--- Start of Recorded information ---

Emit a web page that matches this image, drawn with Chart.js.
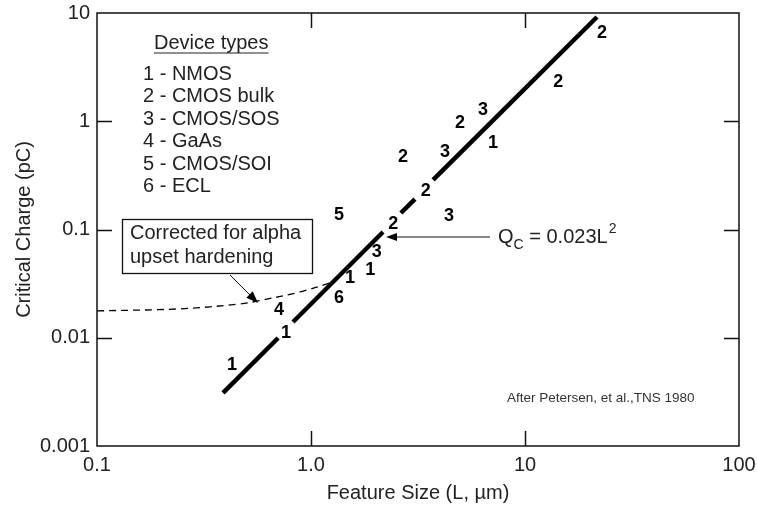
<!DOCTYPE html>
<html>
<head>
    <title>Critical Charge vs Feature Size</title>
    <script src="https://cdn.jsdelivr.net/npm/chart.js"></script>
    <style>
        body { margin: 0; background: #fff; }
    </style>
</head>
<body>
    <canvas id="qcChart" width="757" height="507"></canvas>

    <script>
        // axis ticks (decades only)
        const xTicks = [0.1, 1, 10, 100];
        const xTickLabels = ["0.1", "1.0", "10", "100"];
        const yTicks = [0.001, 0.01, 0.1, 1, 10];
        const yTickLabels = ["0.001", "0.01", "0.1", "1", "10"];

        // Qc = 0.023 L^2 fit line, drawn in pieces like the original figure
        const fitPartA = [[0.388, 0.00309], [0.702, 0.00995]];
        const fitPartB = [[0.824, 0.01397], [2.17, 0.0948]];
        const fitDash = [[2.63, 0.142], [3.06, 0.191]];
        const fitPartC = [[3.72, 0.287], [21.7, 9.19]];

        // curve corrected for alpha upset hardening
        const alphaL = [0.1, 0.244, 0.466, 0.565, 0.889, 1.227];
        const alphaQ = [0.0177, 0.0185, 0.0205, 0.0219, 0.0265, 0.0321];

        // measured devices: feature size (um), critical charge (pC), device type
        const deviceL = [22.9, 14.3, 6.36, 4.97, 7.08, 4.23, 2.69, 3.44, 4.42, 2.42, 1.35, 2.03, 1.89, 1.52, 1.35, 0.708, 0.764, 0.427];
        const deviceQ = [6.53, 2.31, 1.27, 0.964, 0.630, 0.520, 0.468, 0.227, 0.133, 0.112, 0.136, 0.0619, 0.0423, 0.0356, 0.0233, 0.0180, 0.01107, 0.00560];
        const deviceType = ["2", "2", "3", "2", "1", "3", "2", "2", "3", "2", "5", "3", "1", "1", "6", "4", "1", "1"];

        const deviceNames = ["NMOS", "CMOS bulk", "CMOS/SOS", "GaAs", "CMOS/SOI", "ECL"];

        const FONT = "'Liberation Sans', Arial, sans-serif";
        const TEXT = "#222";

        const toXY = pts => pts.map(p => ({ x: p[0], y: p[1] }));
        const fitStyle = {
            showLine: true, pointRadius: 0, borderColor: "#000",
            borderWidth: 4.5, borderCapStyle: "butt", fill: false
        };

        function arrowHead(ctx, x0, y0, x1, y1, len, half) {
            const a = Math.atan2(y1 - y0, x1 - x0);
            ctx.beginPath();
            ctx.moveTo(x1, y1);
            ctx.lineTo(x1 - len * Math.cos(a) + half * Math.sin(a), y1 - len * Math.sin(a) - half * Math.cos(a));
            ctx.lineTo(x1 - len * Math.cos(a) - half * Math.sin(a), y1 - len * Math.sin(a) + half * Math.cos(a));
            ctx.closePath();
            ctx.fill();
        }

        // frame, inward ticks, number labels and the notes on the figure
        const figurePlugin = {
            id: "figureExtras",
            afterDatasetsDraw(chart) {
                const ctx = chart.ctx;
                const { left, right, top, bottom } = chart.chartArea;
                const xs = chart.scales.x, ys = chart.scales.y;
                ctx.save();

                // frame
                ctx.strokeStyle = "#111";
                ctx.lineWidth = 1.5;
                ctx.strokeRect(left, top, right - left, bottom - top);

                // inward tick marks
                const tl = 15;
                ctx.beginPath();
                xTicks.slice(1, -1).forEach(v => {
                    const px = Math.round(xs.getPixelForValue(v)) + 0.5;
                    ctx.moveTo(px, bottom); ctx.lineTo(px, bottom - tl);
                    ctx.moveTo(px, top); ctx.lineTo(px, top + tl);
                });
                yTicks.slice(1, -1).forEach(v => {
                    const py = Math.round(ys.getPixelForValue(v)) + 0.5;
                    ctx.moveTo(left, py); ctx.lineTo(left + tl, py);
                    ctx.moveTo(right, py); ctx.lineTo(right - tl, py);
                });
                ctx.stroke();

                // device type numbers at their data points
                const meta = chart.getDatasetMeta(5);
                ctx.fillStyle = "#000";
                ctx.font = "bold 18px " + FONT;
                ctx.textAlign = "center";
                ctx.textBaseline = "middle";
                meta.data.forEach((pt, i) => {
                    ctx.fillText(deviceType[i], pt.x, pt.y);
                });

                // legend of device types
                ctx.fillStyle = TEXT;
                ctx.font = "20px " + FONT;
                ctx.textAlign = "left";
                ctx.fillText("Device types", 154, 43);
                const w = ctx.measureText("Device types").width;
                ctx.strokeStyle = TEXT;
                ctx.lineWidth = 1.2;
                ctx.beginPath();
                ctx.moveTo(154, 53); ctx.lineTo(154 + w, 53);
                ctx.stroke();
                deviceNames.forEach((n, i) => {
                    ctx.fillText((i + 1) + " - " + n, 143, 74 + i * 22.5);
                });

                // boxed note with arrow to the dashed curve
                ctx.strokeStyle = "#111";
                ctx.lineWidth = 1.3;
                ctx.strokeRect(122.5, 219.5, 190, 54);
                ctx.fillText("Corrected for alpha", 130, 233);
                ctx.fillText("upset hardening", 130, 257);
                ctx.lineWidth = 1;
                ctx.beginPath();
                ctx.moveTo(230, 275); ctx.lineTo(252, 297);
                ctx.stroke();
                ctx.fillStyle = "#000";
                arrowHead(ctx, 230, 275, 258, 303, 12, 4.5);

                // Qc equation with arrow to the fit line
                const tipX = xs.getPixelForValue(2.17) + 3;
                const tipY = 237;
                ctx.beginPath();
                ctx.moveTo(490, tipY); ctx.lineTo(tipX + 8, tipY);
                ctx.stroke();
                arrowHead(ctx, 490, tipY, tipX, tipY, 11, 4);

                ctx.fillStyle = TEXT;
                let x = 498;
                ctx.font = "20px " + FONT;
                ctx.fillText("Q", x, 237);
                x += ctx.measureText("Q").width;
                ctx.font = "14px " + FONT;
                ctx.fillText("C", x, 245);
                x += ctx.measureText("C").width;
                ctx.font = "20px " + FONT;
                ctx.fillText(" = 0.023L", x, 237);
                x += ctx.measureText(" = 0.023L").width;
                ctx.font = "14px " + FONT;
                ctx.fillText("2", x + 1, 229);

                // source note
                ctx.font = "13.5px " + FONT;
                ctx.fillStyle = "#333";
                ctx.fillText("After Petersen, et al.,TNS 1980", 507, 398);

                ctx.restore();
            }
        };

        const ctx = document.getElementById("qcChart").getContext("2d");
        const qcChart = new Chart(ctx, {
            type: "scatter",
            data: {
                datasets: [
                    { ...fitStyle, data: toXY(fitPartA) },
                    { ...fitStyle, data: toXY(fitPartB) },
                    { ...fitStyle, data: toXY(fitDash) },
                    { ...fitStyle, data: toXY(fitPartC) },
                    {
                        data: alphaL.map((l, i) => ({ x: l, y: alphaQ[i] })),
                        showLine: true, pointRadius: 0, borderColor: "#000",
                        borderWidth: 1.3, borderDash: [7, 5], tension: 0.35, fill: false
                    },
                    {
                        data: deviceL.map((l, i) => ({ x: l, y: deviceQ[i] })),
                        pointRadius: 0, showLine: false
                    }
                ]
            },
            options: {
                responsive: false,
                animation: false,
                events: [],
                layout: { padding: { left: 0, top: 13, right: 18, bottom: 0 } },
                plugins: { legend: { display: false }, tooltip: { enabled: false } },
                scales: {
                    x: {
                        type: "logarithmic",
                        min: 0.1, max: 100,
                        afterBuildTicks: s => { s.ticks = xTicks.map(v => ({ value: v })); },
                        afterFit: s => { s.height = 61; s.paddingLeft = 0; s.paddingRight = 0; },
                        grid: { display: false, drawTicks: false },
                        border: { display: false },
                        ticks: {
                            autoSkip: false, maxRotation: 0, padding: 7,
                            color: TEXT, font: { family: FONT, size: 20 },
                            callback: (v, i) => xTickLabels[i]
                        },
                        title: {
                            display: true, text: "Feature Size (L, \u00b5m)",
                            color: TEXT, font: { family: FONT, size: 20 },
                            padding: { top: 0, bottom: 2 }
                        }
                    },
                    y: {
                        type: "logarithmic",
                        min: 0.001, max: 10,
                        afterBuildTicks: s => { s.ticks = yTicks.map(v => ({ value: v })); },
                        afterFit: s => { s.width = 97; s.paddingTop = 0; s.paddingBottom = 0; },
                        grid: { display: false, drawTicks: false },
                        border: { display: false },
                        ticks: {
                            autoSkip: false, padding: 7,
                            color: TEXT, font: { family: FONT, size: 20 },
                            callback: (v, i) => yTickLabels[i]
                        },
                        title: {
                            display: true, text: "Critical Charge (pC)",
                            color: TEXT, font: { family: FONT, size: 20 },
                            padding: { top: 12, bottom: 0 }
                        }
                    }
                }
            },
            plugins: [figurePlugin]
        });
    </script>
</body>
</html>
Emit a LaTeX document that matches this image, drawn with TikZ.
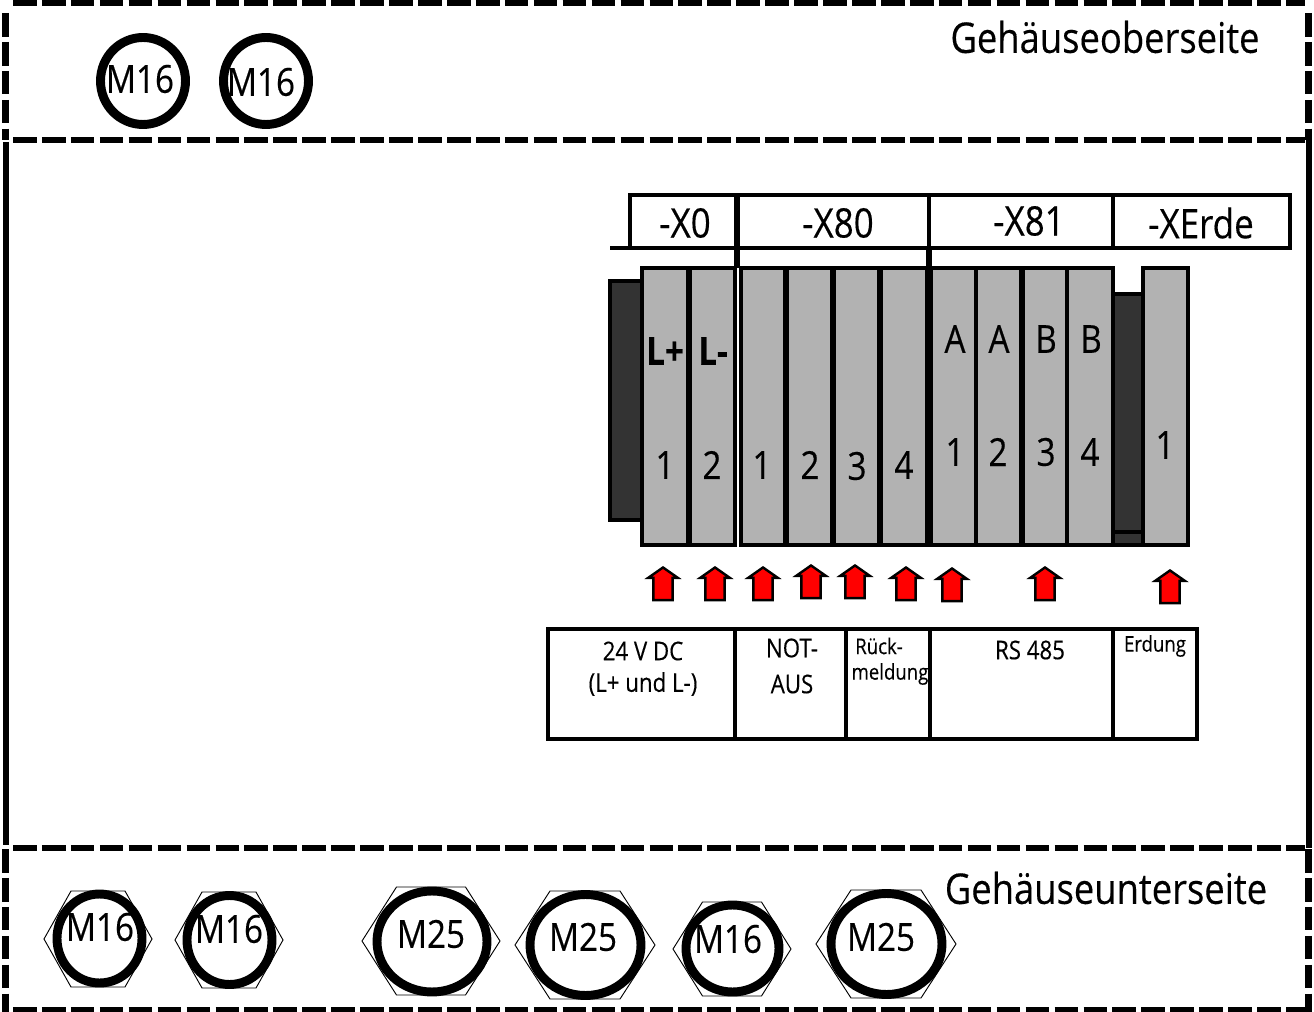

--- End of Recorded information ---

What is being asked. Say how many lines of the data hold the string "matches". Reply with the number alone.

Exercise result. 2